Nevertheless, the increase in gas supplies from the second and third West-East gas pipeline and the Myanmar pipeline will be crucial in helping China meet rising demand which is due to hit 210-250 bcm by 2020, according to some estimates. Increasing gas supplies will help China diversify its energy mix thereby easing dependence on coal which is highly polluting and damages the health of the population. Future gas supplies will also ease pressure on coal transportation infrastructure, which continues to struggle to work effectively during peak demand periods. Pipeline projects are also a major way for China to build political leverage with neighbouring states. Myanmar, whose biggest source of foreign exchange comes from exporting gas, is a case in point and China's future importance as a major consumer of gas from the country coupled with the benefits the ruling junta will receive from pipeline transit fees will consolidate China's position as Myanmar's most important ally.
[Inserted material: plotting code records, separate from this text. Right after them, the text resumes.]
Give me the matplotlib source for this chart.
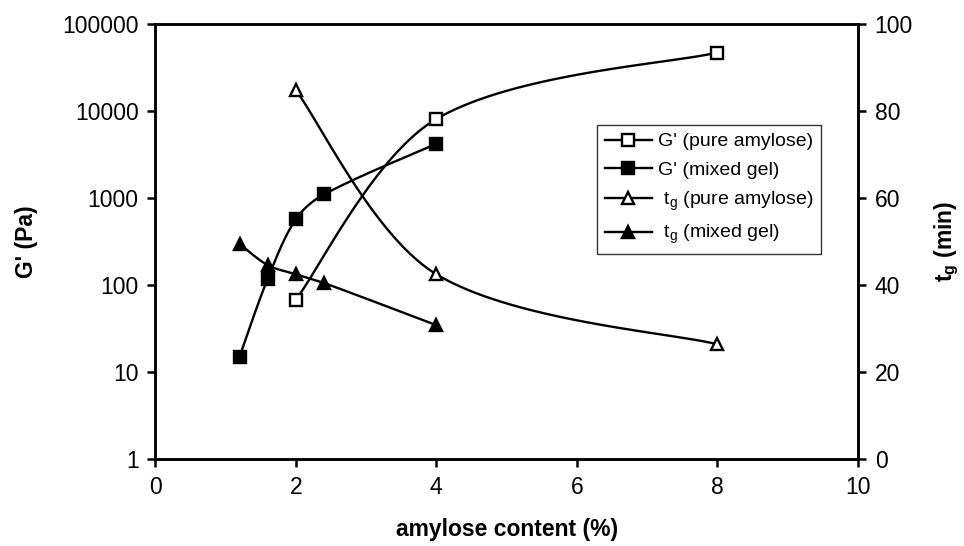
import numpy as np
import matplotlib
matplotlib.use("Agg")
import matplotlib.pyplot as plt
from matplotlib.lines import Line2D

plt.rcParams['font.family'] = ['Liberation Sans', 'DejaVu Sans']
plt.rcParams['mathtext.fontset'] = 'custom'
plt.rcParams['mathtext.rm'] = 'Liberation Sans'
plt.rcParams['mathtext.bf'] = 'Liberation Sans:bold'

# ---- data ----
x_pure = [2, 4, 8]
g_pure = [68, 8100, 47000]
x_mixed = [1.2, 1.6, 2, 2.4, 4]
g_mixed = [15, 118, 570, 1100, 4200]
tg_pure = [84.8, 42.5, 26.4]
tg_mixed = [49.5, 44.6, 42.5, 40.5, 30.8]

x_ticks = [0, 2, 4, 6, 8, 10]
g_ticks = [1, 10, 100, 1000, 10000, 100000]
t_ticks = [0, 20, 40, 60, 80, 100]

labels = ["G' (pure amylose)", "G' (mixed gel)",
          r" $\mathregular{t_g}$ (pure amylose)", r" $\mathregular{t_g}$ (mixed gel)"]


def smooth(xs, ys, sx, sy, n=40):
    """Smooth Bezier curve through points (chord-length tangents in screen-like space)."""
    P = np.column_stack([np.asarray(xs, float) * sx, np.asarray(ys, float) * sy])
    m = len(P)
    d = np.linalg.norm(np.diff(P, axis=0), axis=1)
    tang = []
    for i in range(m):
        if i == 0:
            tang.append((P[1] - P[0]) / (2 * d[0]))
        elif i == m - 1:
            tang.append((P[-1] - P[-2]) / (2 * d[-1]))
        else:
            tang.append((P[i + 1] - P[i - 1]) / (d[i - 1] + d[i]))
    out = [P[0]]
    t = np.linspace(0, 1, n)[1:, None]
    for i in range(m - 1):
        p0, p3 = P[i], P[i + 1]
        c1 = p0 + tang[i] * d[i] / 3.0
        c2 = p3 - tang[i + 1] * d[i] / 3.0
        seg = ((1 - t) ** 3) * p0 + 3 * ((1 - t) ** 2) * t * c1 + 3 * (1 - t) * t ** 2 * c2 + t ** 3 * p3
        out.extend(seg)
    out = np.array(out)
    return out[:, 0] / sx, out[:, 1] / sy


fig = plt.figure(figsize=(9.64, 5.46), dpi=100)
ax = fig.add_axes([0.161, 0.159, 0.729, 0.797])
ax2 = ax.twinx()

lw = 1.7
ms = 9
mew = 1.7

PX_X = 70.3   # px per x unit
PX_LOG = 87.0  # px per decade
PX_T = 4.35   # px per minute

# G' curves on log axis (smooth in log space)
cx, cy = smooth(x_pure, np.log10(g_pure), PX_X, PX_LOG)
ax.plot(cx, 10 ** cy, color='black', lw=lw, zorder=2)
ax.plot(x_pure, g_pure, ls='none', marker='s', ms=ms, mfc='white', mec='black', mew=mew, zorder=3)
cx, cy = smooth(x_mixed, np.log10(g_mixed), PX_X, PX_LOG)
ax.plot(cx, 10 ** cy, color='black', lw=lw, zorder=2)
ax.plot(x_mixed, g_mixed, ls='none', marker='s', ms=ms, mfc='black', mec='black', mew=mew, zorder=3)

# t_g curves on right axis
cx, cy = smooth(x_pure, tg_pure, PX_X, PX_T)
ax2.plot(cx, cy, color='black', lw=lw, zorder=2)
ax2.plot(x_pure, tg_pure, ls='none', marker='^', ms=ms, mfc='white', mec='black', mew=mew, zorder=3)
cx, cy = smooth(x_mixed, tg_mixed, PX_X, PX_T)
ax2.plot(cx, cy, color='black', lw=lw, zorder=2)
ax2.plot(x_mixed, tg_mixed, ls='none', marker='^', ms=ms, mfc='black', mec='black', mew=mew, zorder=3)

ax.set_yscale('log')
ax.set_ylim(1, 100000)
ax.set_xlim(0, 10)
ax2.set_ylim(0, 100)
ax.set_xticks(x_ticks)
ax.set_yticks(g_ticks)
ax.set_yticklabels([str(v) for v in g_ticks])
ax.yaxis.set_minor_locator(matplotlib.ticker.NullLocator())
ax2.set_yticks(t_ticks)

for a in (ax, ax2):
    for s in a.spines.values():
        s.set_linewidth(1.8)
    a.tick_params(direction='out', width=1.8, length=6, labelsize=16.5, pad=6)

ax.set_xlabel('amylose content (%)', fontsize=16.5, fontweight='bold', labelpad=14)
ax.set_ylabel("G' (Pa)", fontsize=16.5, fontweight='bold', labelpad=17)
ax2.set_ylabel(r"$\mathbf{t_g}$ (min)", fontsize=16.5, fontweight='bold', labelpad=14)

handles = [
    Line2D([], [], color='black', lw=lw, marker='s', ms=ms, mfc='white', mec='black', mew=mew),
    Line2D([], [], color='black', lw=lw, marker='s', ms=ms, mfc='black', mec='black', mew=mew),
    Line2D([], [], color='black', lw=lw, marker='^', ms=ms, mfc='white', mec='black', mew=mew),
    Line2D([], [], color='black', lw=lw, marker='^', ms=ms, mfc='black', mec='black', mew=mew),
]
leg = ax2.legend(handles, labels, loc='upper left', bbox_to_anchor=(0.629, 0.768),
                 fontsize=14, frameon=True, fancybox=False, edgecolor='black',
                 handlelength=2.4, handletextpad=0.3, borderpad=0.4, labelspacing=0.55,
                 borderaxespad=0)
leg.get_frame().set_linewidth(1.0)

fig.savefig('out.png', dpi=100)
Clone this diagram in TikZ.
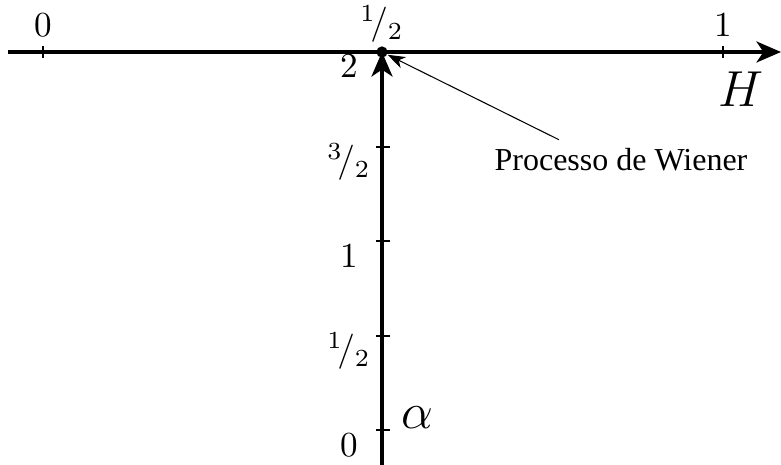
\documentclass[tikz,border=0pt]{standalone}
\usepackage{amsmath}
\usepackage{fontspec}
\newfontfamily\labelfont{Liberation Serif}
\usetikzlibrary{arrows.meta, positioning}

\newcommand{\meio}[2]{^{#1}\!/_{#2}}

\begin{document}
\begin{tikzpicture}[
  axis/.style={line width=0.9pt, -{Stealth[length=7pt, width=6pt, inset=2pt]}},
  tick/.style={line width=0.6pt},
  pointer/.style={line width=0.3pt, -{Stealth[length=5pt, width=3.5pt, inset=1.5pt]}},
  big/.style={font=\Large},
]
\useasboundingbox (0,0) rectangle (7.81,4.65);

% eixos
\coordinate (hstart) at (0.08,4.13);
\coordinate (hend) at (7.81,4.13);
\coordinate (vstart) at (3.82,0);
\node[circle, fill, inner sep=0pt, minimum size=3.2pt] (bm) at (3.82,4.13) {};

\draw[axis] (hstart) -- (hend);
\draw[axis] (vstart) -- (bm.center);

% marcas em H
\foreach \x/\lab in {0.43/0, 7.23/1} {
  \draw[tick] (\x,4.07) -- (\x,4.19);
  \node at (\x,4.40) {$\lab$};
}
\node at (3.82,4.41) {$\meio{1}{2}$};
\node[big] (hlab) at (7.41,3.76) {$H$};

% marcas em alpha
\foreach \y/\lab in {0.35/0, 1.29/{\meio{1}{2}}, 2.24/1, 3.18/{\meio{3}{2}}} {
  \draw[tick] (3.76,\y) -- (3.90,\y);
  \node at (3.49,\y-0.15) {$\lab$};
}
\node at (3.49,3.99) {$2$};
\node[big] (alab) at (4.17,0.47) {$\alpha$};

% processo de Wiener
\node[font=\labelfont\fontsize{9.1}{11}\selectfont] (wiener) at (6.21,3.05) {Processo de Wiener};
\draw[pointer] ([xshift=-0.62cm, yshift=-1pt]wiener.north) -- (bm);

\end{tikzpicture}
\end{document}
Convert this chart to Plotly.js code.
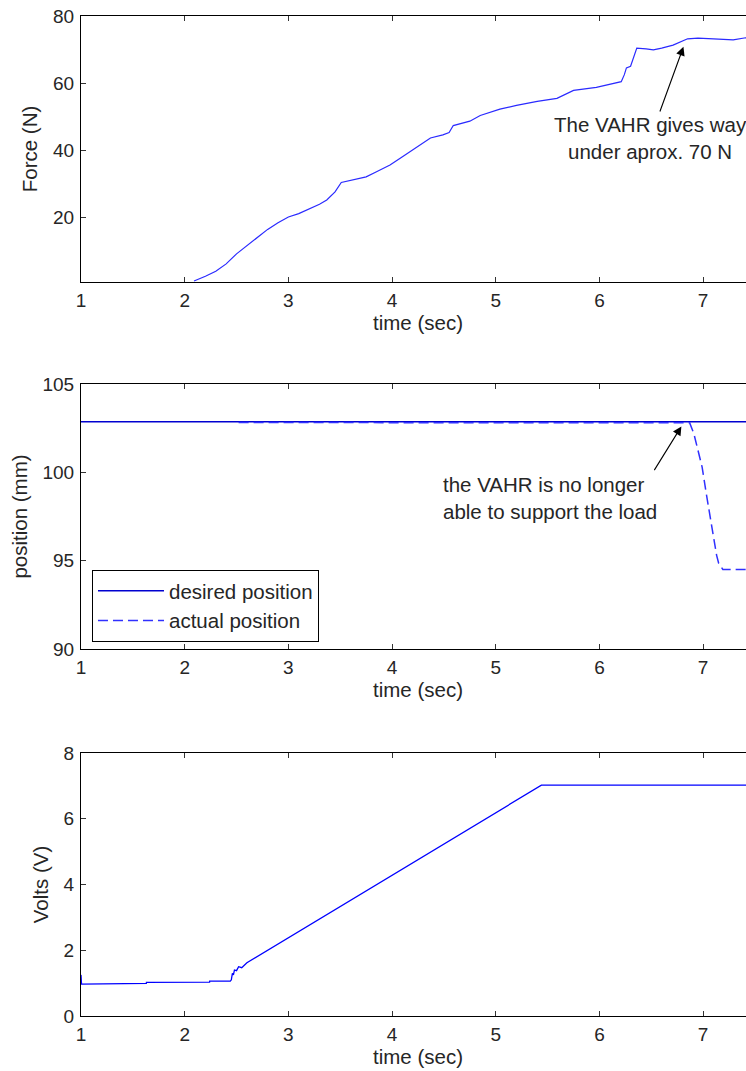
<!DOCTYPE html>
<html>
<head>
<meta charset="utf-8">
<script src="https://cdn.plot.ly/plotly-3.0.1.min.js"></script>
<style>
html,body{margin:0;padding:0;background:#fff;overflow:hidden;width:746px;height:1071px;}
#chart{width:780px;height:1071px;}
</style>
</head>
<body>
<div id="chart"></div>
<script>
// ---- Force (top panel) ----
const forceTime = [2.09,2.15,2.2,2.3,2.4,2.5,2.6,2.7,2.8,2.9,3.0,3.1,3.2,3.3,3.37,3.45,3.51,3.6,3.75,3.85,3.98,4.1,4.2,4.37,4.49,4.55,4.59,4.65,4.75,4.85,5.04,5.2,5.4,5.59,5.75,5.97,6.1,6.21,6.24,6.26,6.3,6.33,6.36,6.45,6.52,6.6,6.71,6.85,6.95,7.1,7.29,7.41,7.5];
const forceN    = [0.9,1.6,2.3,3.8,6.0,9.0,11.5,14.0,16.3,18.3,20.0,21.0,22.3,23.8,25.1,27.5,30.3,31.0,32.0,33.5,35.5,38.0,40.0,43.6,44.5,45.2,47.3,47.8,48.6,50.3,52.2,53.3,54.5,55.4,57.8,58.7,59.6,60.4,62.5,64.5,65.0,68.0,70.4,70.2,69.9,70.4,71.3,73.2,73.4,73.2,72.9,73.5,73.3];

// ---- Position (middle panel) ----
const desiredTime = [1, 7.5];
const desiredPos  = [102.87, 102.87];
const actualTime  = [2.52,6.87,6.91,6.95,6.99,7.03,7.07,7.10,7.13,7.15,7.19,7.5];
const actualPos   = [102.82,102.8,102.2,101.3,100.3,98.8,97.3,96.2,95.3,94.85,94.5,94.5];

// ---- Volts (bottom panel) ----
const voltTime = [1,1.005,1.63,1.631,2.24,2.241,2.44,2.45,2.46,2.47,2.48,2.5,2.52,2.55,2.6,5.44,7.5];
const volts    = [1.25,0.97,0.99,1.02,1.03,1.06,1.06,1.1,1.3,1.25,1.4,1.38,1.5,1.47,1.62,7.02,7.02];

// ---- Ticks & labels ----
const xTicks = [1,2,3,4,5,6,7];
const forceTicks = [20,40,60,80];
const posTicks = [90,95,100,105];
const voltTicks = [0,2,4,6,8];
const xTitle = 'time (sec)';
const yTitles = ['Force (N)','position (mm)','Volts (V)'];
const legendNames = ['desired position','actual position'];

const FONT = '"Liberation Sans", Arial, Helvetica, sans-serif';
const TXT = '#262626';
const TS = 20.5;   // text size
const KS = 19;     // tick size
const H = 1071;
function dom(top, bottom){ return [1 - bottom/H, 1 - top/H]; }

function xa(anchor){
  return {domain:[0,1], anchor:anchor, range:[1,7.5], tickvals:xTicks, ticks:'inside', ticklen:5,
    tickcolor:'#333', showline:true, linecolor:'#000', linewidth:1, mirror:'ticks', showgrid:false,
    zeroline:false, ticklabelstandoff:1, automargin:false,
    tickfont:{family:FONT,size:KS,color:TXT},
    title:{text:xTitle, font:{family:FONT,size:TS,color:TXT}, standoff:3}};
}
function ya(domain, anchor, range, ticks, title){
  return {domain:domain, anchor:anchor, range:range, tickvals:ticks, ticks:'inside', ticklen:5,
    tickcolor:'#333', showline:true, linecolor:'#000', linewidth:1, mirror:'ticks', showgrid:false,
    zeroline:false, ticklabelstandoff:2, automargin:'left',
    tickfont:{family:FONT,size:KS,color:TXT},
    title:{text:title, font:{family:FONT,size:TS,color:TXT}, standoff:9}};
}

const traces = [
  {x:forceTime, y:forceN, xaxis:'x', yaxis:'y', mode:'lines', line:{color:'#2a2aff', width:1.2}, showlegend:false},
  {x:desiredTime, y:desiredPos, xaxis:'x2', yaxis:'y2', mode:'lines', name:legendNames[0], line:{color:'#0000d0', width:1.5}},
  {x:actualTime, y:actualPos, xaxis:'x2', yaxis:'y2', mode:'lines', name:legendNames[1], line:{color:'#3030ff', width:1.5, dash:'10px,5px'}},
  {x:voltTime, y:volts, xaxis:'x3', yaxis:'y3', mode:'lines', line:{color:'#0000ff', width:1.3}, showlegend:false}
];

const layout = {
  width:780, height:H,
  margin:{l:81, r:25, t:0, b:0},
  paper_bgcolor:'#fff', plot_bgcolor:'#fff',
  font:{family:FONT, size:TS, color:TXT},
  xaxis: xa('y'),
  yaxis: ya(dom(16,282),'x',[0.6,80],forceTicks,yTitles[0]),
  xaxis2: xa('y2'),
  yaxis2: ya(dom(384,649),'x2',[90,105],posTicks,yTitles[1]),
  xaxis3: xa('y3'),
  yaxis3: ya(dom(753,1016),'x3',[0,8],voltTicks,yTitles[2]),
  showlegend:true,
  legend:{x:0.0163, y:1-570/H, xanchor:'left', yanchor:'top', bgcolor:'#fff',
    bordercolor:'#000', borderwidth:1, font:{family:FONT,size:TS,color:TXT}, itemwidth:66},
  annotations:[
    {xref:'x', yref:'y', x:6.81, y:70.8, axref:'x', ayref:'y', ax:6.49, ay:43.6,
     text:'The VAHR gives way<br>under aprox. 70 N', showarrow:true, arrowhead:2, arrowsize:1.6,
     arrowwidth:1.1, arrowcolor:'#000', align:'center', font:{family:FONT,size:TS,color:TXT}},
    {xref:'x2', yref:'y2', x:6.79, y:102.6, axref:'x2', ayref:'y2', ax:6.52, ay:100.04,
     text:'', showarrow:true, arrowhead:2, arrowsize:1.6, arrowwidth:1.1, arrowcolor:'#000'},
    {xref:'x2', yref:'y2', x:4.469, y:98.53, xanchor:'left', yanchor:'middle', align:'left',
     text:'the VAHR is no longer<br>able to support the load', showarrow:false,
     font:{family:FONT,size:TS,color:TXT}}
  ]
};

Plotly.newPlot('chart', traces, layout, {displayModeBar:false, staticPlot:true});
</script>
</body>
</html>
While these projects promise to bring strategic political benefits to China while improving its long-term energy security, they could create some short-term discomfort for CNPC. The massive investments CNPC is ploughing into these projects are likely to eat into its margins, particularly when considered alongside the bullish investments the company is expected to maintain as part of the government's plan to boost construction of new refining and petrochemical projects to meet the government's 8.8-million b/d target by 2011.